◆ **WHAT TO WORK ON**:
Copy each line that has the string "with" somewhere in it.

◆ **MATERIAL FOR THIS TASK**:
▬▬▬▬▬▬▬▬▬▬

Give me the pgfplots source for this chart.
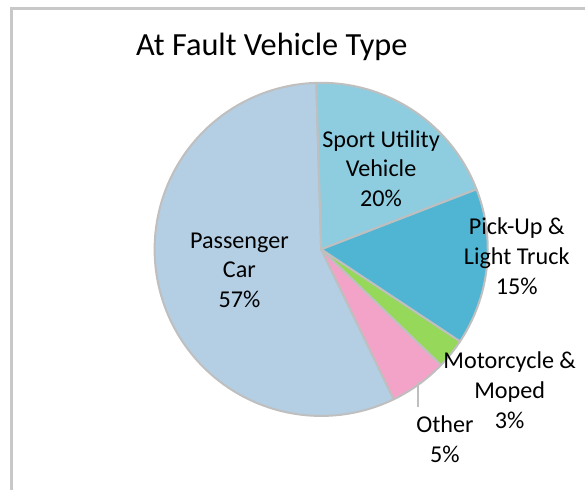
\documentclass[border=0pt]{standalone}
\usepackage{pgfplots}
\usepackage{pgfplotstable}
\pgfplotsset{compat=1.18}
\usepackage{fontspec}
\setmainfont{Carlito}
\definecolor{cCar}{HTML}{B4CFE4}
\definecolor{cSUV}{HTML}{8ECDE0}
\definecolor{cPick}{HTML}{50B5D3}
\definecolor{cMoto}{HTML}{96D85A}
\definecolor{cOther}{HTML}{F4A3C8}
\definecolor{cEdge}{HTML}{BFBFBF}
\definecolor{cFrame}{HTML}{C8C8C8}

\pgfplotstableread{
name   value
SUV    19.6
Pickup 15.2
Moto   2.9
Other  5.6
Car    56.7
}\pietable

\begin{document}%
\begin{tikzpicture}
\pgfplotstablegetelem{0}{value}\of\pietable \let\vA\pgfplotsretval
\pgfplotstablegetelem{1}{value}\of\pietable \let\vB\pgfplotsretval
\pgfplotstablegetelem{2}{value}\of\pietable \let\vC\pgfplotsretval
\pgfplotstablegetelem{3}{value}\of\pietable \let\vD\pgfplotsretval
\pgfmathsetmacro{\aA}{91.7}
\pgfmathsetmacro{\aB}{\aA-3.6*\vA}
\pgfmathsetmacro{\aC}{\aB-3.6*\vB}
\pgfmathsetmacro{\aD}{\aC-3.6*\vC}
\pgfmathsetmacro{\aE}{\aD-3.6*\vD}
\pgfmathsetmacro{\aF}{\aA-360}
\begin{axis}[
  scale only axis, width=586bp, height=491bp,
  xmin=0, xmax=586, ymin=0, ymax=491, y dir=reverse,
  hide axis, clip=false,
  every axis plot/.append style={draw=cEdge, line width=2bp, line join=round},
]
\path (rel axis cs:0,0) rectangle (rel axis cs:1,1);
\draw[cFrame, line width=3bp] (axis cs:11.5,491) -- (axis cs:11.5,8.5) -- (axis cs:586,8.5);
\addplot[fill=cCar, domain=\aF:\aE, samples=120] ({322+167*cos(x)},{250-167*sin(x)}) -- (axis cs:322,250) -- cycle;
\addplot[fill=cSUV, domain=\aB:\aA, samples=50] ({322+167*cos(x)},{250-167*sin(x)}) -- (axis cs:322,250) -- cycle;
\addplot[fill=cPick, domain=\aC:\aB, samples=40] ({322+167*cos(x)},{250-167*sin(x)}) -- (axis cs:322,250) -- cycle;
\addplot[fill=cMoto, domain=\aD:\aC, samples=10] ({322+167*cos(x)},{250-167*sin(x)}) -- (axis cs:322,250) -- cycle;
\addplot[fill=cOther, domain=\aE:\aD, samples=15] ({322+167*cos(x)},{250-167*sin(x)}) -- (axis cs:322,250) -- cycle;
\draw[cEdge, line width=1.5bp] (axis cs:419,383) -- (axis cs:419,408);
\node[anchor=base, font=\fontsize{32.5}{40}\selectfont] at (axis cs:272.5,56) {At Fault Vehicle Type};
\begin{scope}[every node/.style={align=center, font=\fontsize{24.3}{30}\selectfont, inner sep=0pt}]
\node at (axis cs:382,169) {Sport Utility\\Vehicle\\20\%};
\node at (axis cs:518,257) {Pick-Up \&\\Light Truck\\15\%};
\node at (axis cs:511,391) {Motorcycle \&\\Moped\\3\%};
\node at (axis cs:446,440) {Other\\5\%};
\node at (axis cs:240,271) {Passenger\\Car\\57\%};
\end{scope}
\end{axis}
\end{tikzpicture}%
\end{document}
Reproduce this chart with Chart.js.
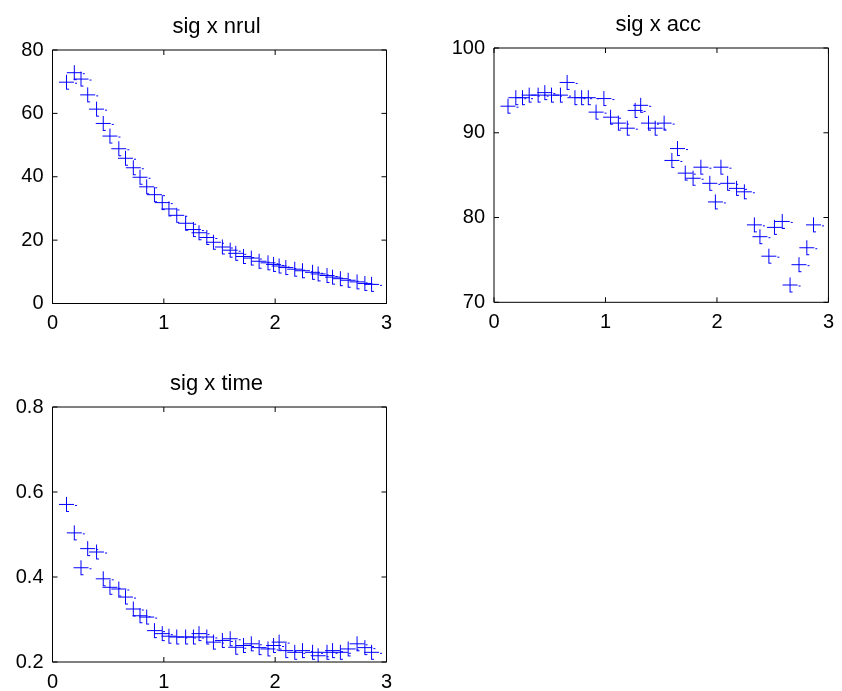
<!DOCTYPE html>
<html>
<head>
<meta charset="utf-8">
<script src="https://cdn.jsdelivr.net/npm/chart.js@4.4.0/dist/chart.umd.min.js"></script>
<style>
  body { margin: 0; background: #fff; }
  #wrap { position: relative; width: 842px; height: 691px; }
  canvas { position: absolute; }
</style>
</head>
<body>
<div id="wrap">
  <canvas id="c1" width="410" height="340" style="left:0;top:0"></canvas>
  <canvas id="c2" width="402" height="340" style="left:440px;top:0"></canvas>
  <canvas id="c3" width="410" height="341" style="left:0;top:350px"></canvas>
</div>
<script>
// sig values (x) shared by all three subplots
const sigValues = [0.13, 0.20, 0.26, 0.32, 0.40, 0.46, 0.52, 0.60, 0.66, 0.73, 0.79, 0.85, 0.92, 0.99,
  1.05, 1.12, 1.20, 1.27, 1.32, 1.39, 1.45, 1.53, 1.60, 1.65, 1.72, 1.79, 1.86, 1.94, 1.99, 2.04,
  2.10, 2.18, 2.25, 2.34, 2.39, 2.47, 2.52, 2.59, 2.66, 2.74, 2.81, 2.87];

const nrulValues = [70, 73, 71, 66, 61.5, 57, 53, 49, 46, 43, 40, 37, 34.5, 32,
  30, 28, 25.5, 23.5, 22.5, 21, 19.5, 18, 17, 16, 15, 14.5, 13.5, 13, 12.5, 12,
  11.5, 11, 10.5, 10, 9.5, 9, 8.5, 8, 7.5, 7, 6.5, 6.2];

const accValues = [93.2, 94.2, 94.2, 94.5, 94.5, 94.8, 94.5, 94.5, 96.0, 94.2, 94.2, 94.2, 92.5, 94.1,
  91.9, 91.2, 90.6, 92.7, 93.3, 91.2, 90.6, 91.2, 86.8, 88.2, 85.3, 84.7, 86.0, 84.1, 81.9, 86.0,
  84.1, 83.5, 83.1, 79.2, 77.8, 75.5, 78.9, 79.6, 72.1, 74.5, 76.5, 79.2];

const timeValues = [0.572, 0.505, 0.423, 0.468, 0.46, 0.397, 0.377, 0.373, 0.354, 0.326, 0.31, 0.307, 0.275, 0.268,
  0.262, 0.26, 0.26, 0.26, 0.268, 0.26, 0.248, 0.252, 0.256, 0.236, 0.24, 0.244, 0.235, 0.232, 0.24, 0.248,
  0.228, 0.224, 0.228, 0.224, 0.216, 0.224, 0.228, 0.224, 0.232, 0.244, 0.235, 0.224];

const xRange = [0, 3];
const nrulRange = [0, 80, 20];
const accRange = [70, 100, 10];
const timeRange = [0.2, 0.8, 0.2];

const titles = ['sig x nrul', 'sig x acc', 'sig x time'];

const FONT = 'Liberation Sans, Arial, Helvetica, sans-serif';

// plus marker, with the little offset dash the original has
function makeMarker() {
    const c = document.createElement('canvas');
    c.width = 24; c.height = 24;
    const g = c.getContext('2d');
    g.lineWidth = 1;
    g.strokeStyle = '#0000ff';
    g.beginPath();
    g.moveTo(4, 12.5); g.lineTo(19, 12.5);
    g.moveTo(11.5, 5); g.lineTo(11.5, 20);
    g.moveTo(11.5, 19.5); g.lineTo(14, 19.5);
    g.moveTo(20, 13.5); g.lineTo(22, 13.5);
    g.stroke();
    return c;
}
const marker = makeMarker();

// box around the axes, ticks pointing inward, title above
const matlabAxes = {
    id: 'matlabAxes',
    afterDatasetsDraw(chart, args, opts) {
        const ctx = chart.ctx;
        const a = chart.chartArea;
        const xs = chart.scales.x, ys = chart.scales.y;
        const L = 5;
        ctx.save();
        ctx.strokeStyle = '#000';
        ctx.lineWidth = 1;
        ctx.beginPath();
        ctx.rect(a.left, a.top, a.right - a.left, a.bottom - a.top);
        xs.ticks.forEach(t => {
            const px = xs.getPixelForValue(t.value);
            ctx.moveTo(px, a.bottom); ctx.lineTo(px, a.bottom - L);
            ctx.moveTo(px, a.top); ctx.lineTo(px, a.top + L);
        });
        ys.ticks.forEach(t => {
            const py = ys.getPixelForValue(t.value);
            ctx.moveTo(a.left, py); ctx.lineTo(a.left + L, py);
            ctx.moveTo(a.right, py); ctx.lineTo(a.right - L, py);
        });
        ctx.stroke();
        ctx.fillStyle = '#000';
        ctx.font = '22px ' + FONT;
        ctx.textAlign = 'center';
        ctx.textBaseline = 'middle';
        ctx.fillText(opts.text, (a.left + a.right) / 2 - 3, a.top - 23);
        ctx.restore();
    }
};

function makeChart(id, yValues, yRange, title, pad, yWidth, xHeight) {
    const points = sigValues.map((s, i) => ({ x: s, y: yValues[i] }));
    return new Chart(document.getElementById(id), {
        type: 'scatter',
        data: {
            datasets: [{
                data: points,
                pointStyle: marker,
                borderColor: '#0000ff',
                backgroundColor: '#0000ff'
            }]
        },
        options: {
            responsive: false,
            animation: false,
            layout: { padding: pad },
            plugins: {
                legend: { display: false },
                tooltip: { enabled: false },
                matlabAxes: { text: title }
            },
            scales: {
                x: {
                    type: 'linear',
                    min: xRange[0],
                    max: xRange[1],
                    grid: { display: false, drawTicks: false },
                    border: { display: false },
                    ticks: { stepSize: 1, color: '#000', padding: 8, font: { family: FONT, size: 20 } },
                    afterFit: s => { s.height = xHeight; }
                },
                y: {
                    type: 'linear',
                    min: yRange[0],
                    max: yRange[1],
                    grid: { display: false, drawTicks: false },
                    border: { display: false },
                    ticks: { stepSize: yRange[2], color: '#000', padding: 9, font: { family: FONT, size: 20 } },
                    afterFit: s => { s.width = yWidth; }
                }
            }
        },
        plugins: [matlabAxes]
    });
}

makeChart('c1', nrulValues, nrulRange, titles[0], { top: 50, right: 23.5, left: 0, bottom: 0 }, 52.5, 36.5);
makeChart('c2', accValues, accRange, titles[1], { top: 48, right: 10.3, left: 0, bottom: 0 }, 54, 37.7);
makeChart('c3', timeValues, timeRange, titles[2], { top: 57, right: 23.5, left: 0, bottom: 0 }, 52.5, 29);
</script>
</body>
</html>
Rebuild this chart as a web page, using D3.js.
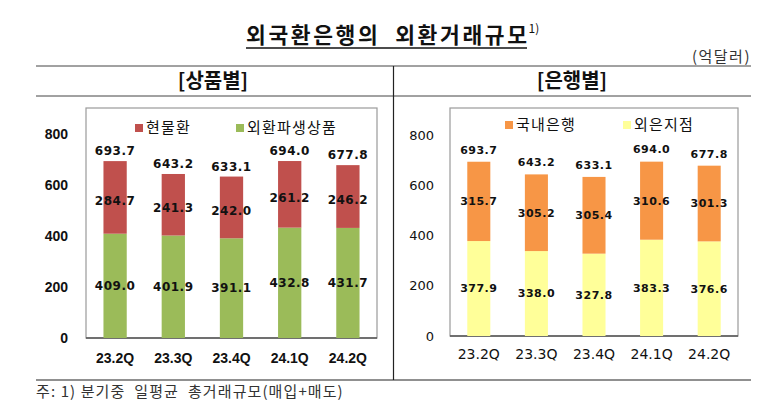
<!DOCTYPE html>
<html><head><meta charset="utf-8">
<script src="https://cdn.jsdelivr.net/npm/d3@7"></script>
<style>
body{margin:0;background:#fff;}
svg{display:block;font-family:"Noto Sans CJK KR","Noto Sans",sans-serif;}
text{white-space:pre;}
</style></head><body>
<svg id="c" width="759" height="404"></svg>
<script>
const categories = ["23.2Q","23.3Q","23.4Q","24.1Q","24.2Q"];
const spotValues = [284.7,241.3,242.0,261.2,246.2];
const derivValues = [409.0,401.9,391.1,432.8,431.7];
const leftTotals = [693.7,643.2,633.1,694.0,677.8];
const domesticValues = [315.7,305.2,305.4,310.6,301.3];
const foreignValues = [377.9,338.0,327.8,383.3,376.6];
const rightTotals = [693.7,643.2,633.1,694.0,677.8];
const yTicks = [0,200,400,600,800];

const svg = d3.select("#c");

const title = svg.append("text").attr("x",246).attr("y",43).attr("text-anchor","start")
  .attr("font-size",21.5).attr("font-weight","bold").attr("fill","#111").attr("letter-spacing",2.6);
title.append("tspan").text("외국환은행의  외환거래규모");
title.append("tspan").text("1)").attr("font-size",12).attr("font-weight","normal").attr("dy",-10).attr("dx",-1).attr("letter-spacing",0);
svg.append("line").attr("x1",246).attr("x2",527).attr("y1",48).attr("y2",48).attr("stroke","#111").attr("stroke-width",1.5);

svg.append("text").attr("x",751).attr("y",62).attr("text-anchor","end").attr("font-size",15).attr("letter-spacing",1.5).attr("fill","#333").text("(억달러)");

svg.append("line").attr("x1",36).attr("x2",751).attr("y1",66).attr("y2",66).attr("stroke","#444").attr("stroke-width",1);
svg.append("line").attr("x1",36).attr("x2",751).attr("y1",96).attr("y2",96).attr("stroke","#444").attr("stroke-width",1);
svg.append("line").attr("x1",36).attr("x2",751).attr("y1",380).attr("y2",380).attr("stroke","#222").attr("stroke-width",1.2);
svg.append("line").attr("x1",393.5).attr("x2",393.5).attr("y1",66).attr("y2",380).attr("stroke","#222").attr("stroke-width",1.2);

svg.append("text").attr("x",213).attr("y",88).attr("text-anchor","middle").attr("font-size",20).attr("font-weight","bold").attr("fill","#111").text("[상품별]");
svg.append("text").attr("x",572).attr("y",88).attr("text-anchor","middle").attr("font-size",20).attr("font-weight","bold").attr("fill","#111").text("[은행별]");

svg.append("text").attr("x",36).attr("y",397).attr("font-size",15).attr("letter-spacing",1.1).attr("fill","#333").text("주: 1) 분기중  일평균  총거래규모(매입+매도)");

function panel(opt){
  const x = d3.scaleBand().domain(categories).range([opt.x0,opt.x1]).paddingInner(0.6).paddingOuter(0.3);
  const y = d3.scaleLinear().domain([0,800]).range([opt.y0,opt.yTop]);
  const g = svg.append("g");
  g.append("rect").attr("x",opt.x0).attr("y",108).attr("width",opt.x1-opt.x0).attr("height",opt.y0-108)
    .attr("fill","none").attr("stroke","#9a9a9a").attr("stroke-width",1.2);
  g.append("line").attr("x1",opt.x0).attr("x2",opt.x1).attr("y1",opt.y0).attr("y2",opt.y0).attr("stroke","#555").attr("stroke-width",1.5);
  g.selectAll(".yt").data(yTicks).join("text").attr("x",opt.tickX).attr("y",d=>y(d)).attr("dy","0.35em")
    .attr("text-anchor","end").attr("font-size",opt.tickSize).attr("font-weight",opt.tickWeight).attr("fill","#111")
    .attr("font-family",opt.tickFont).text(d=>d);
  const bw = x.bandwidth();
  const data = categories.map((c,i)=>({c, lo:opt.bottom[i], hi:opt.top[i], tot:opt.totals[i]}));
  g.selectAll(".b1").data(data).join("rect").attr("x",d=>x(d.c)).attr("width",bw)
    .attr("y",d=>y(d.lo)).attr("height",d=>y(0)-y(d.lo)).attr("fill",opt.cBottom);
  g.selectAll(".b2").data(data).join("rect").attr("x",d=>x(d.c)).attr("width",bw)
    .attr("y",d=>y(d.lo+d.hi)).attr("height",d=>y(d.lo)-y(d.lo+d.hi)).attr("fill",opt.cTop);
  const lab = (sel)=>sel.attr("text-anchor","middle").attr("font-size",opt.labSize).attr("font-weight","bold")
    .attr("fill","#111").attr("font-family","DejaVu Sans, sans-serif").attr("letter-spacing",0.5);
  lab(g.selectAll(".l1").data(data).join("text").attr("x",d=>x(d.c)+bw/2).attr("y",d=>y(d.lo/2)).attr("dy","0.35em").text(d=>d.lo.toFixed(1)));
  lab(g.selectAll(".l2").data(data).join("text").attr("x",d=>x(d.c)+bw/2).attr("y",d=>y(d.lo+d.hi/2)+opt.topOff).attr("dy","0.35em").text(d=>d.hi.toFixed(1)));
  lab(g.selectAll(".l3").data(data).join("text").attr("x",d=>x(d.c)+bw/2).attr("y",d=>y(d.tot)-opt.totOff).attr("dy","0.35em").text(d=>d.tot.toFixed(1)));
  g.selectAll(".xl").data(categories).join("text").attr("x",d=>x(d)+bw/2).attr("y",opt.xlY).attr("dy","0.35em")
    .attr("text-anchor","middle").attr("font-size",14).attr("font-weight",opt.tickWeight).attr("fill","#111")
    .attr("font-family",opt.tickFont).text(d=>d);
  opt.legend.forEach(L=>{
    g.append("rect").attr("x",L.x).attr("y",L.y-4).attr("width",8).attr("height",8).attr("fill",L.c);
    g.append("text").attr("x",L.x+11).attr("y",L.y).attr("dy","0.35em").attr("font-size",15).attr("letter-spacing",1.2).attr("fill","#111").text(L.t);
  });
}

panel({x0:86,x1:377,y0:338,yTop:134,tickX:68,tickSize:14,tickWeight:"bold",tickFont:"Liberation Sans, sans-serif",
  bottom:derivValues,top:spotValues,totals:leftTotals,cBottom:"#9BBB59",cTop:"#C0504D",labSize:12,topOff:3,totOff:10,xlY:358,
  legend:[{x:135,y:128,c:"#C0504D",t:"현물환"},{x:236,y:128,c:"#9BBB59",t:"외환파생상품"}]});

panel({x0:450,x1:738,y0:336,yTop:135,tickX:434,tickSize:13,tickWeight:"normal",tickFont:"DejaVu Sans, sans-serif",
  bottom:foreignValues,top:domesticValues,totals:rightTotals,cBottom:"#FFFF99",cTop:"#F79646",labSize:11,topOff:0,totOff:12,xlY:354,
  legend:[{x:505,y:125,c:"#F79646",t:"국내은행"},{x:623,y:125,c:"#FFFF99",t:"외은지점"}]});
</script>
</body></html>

▬▬▬▬▬▬▬▬▬▬

◆ **ANSWER TO THIS TASK**:
Reproduce this chart with Chart.js.
// plus marker, with the little offset dash the original has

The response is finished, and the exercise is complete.